In 1999, the team competed with just five runners, one being coach Hanson who at the time was 39 years old; he still finished fifth overall. They didn’t have enough bodies to score a full squad or enough money to send someone else, but they made it work with Hanson as a contributor.

He scored as the fourth man in 56th place and even beat his own athlete Clint Verran who went on to compete on four world championship teams for the United States. Hanson still likes to playfully remind Verran of this fact, a reminder of relationships that last long after running days end.

“It’s different than almost any other sport. The team becomes bigger than anything in cross country, and I just love that,” Hanson said.

In 2001, the Hansons Shop won its first club cross country championship against a highly favored Nike Farm Team coached by Frank Gagliano.

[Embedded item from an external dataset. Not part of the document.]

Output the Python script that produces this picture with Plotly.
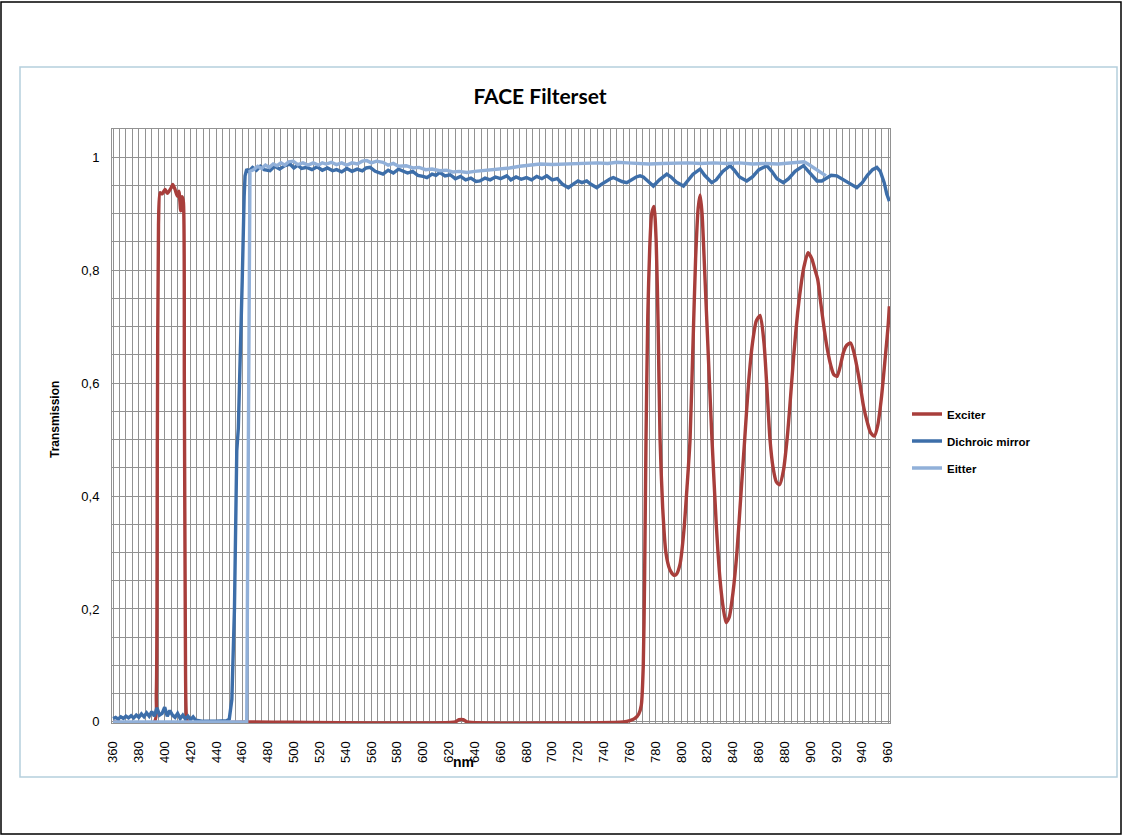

As Hanson remembers, they took the “little guy approach" against a Nike-funded major program. The unsponsored Hansons Shop team of Richard Brinker, Emry Carr, Brian Sell, Joseph Gibson, and Jason Hubbard beat the powerhouse Nike Farm Team in a tiebreaker with just 40 points. That victory was a game-changer for the group.

“Not just being able to run with them, but to beat them was a big deal for us,” Hanson recalled.

“Club cross became a big deal for team identity. It was kind of a way for us to get our name out there because we were trying to recruit other athletes. We were providing housing, health insurance, and so on, but we were doing it all without a sponsor. Keith and I were just doing it with the stores.”

More racing success followed and the running community started to take notice, particularly after the Wall Street Journal published a feature about the group. Several running shoe brands also paid attention and wanted to be involved as sponsors. Ultimately, Brooks was the company that matched the group's interests, and in 2001 the team became known as the Hansons-Brooks Distance Project.

“The Wall Street Journal noticed us because of what we did at the club championships,” Hanson said. "So, we’re kind of getting back to where we really started. We’ve got a good group of youngsters this year that are all pretty fresh out of college and are excited for a cross country season.”

This year’s team includes several talented NCAA All-Americans. On the women’s side, Anne-Marie Blaney, Chelsea Blaase, Rachele Schulist, and Olivia Pratt joined the group after graduating in the spring with impressive NCAA resumes, while the men’s team recently welcomed Division III standout Ian La Mere and DI stars Trent Lusignan, Ryan Mahalsky, and Caleb Rhynard. Three-time Olympian Dathan Ritzenhein also joined the group in July but won't be competing at the club championships this Saturday.

"The team becomes bigger than anything."

With so many new, young faces, Hanson felt that the club cross country championships would be the perfect opportunity for the team to work together in the sport that has already given the group so much.

“Cross country is the ultimate team sport. Everyone is important. It was very visible even at NCAAs [DI Cross Country Championships] this year. You see the top guys from Northern Arizona standing in the shoot looking back to see where the rest of the team is…. it’s such a team event,” Hanson said.

"That doesn’t happen in a road race. We really wanted to get back to that cross country camaraderie aspect, because we really enjoy that ourselves.”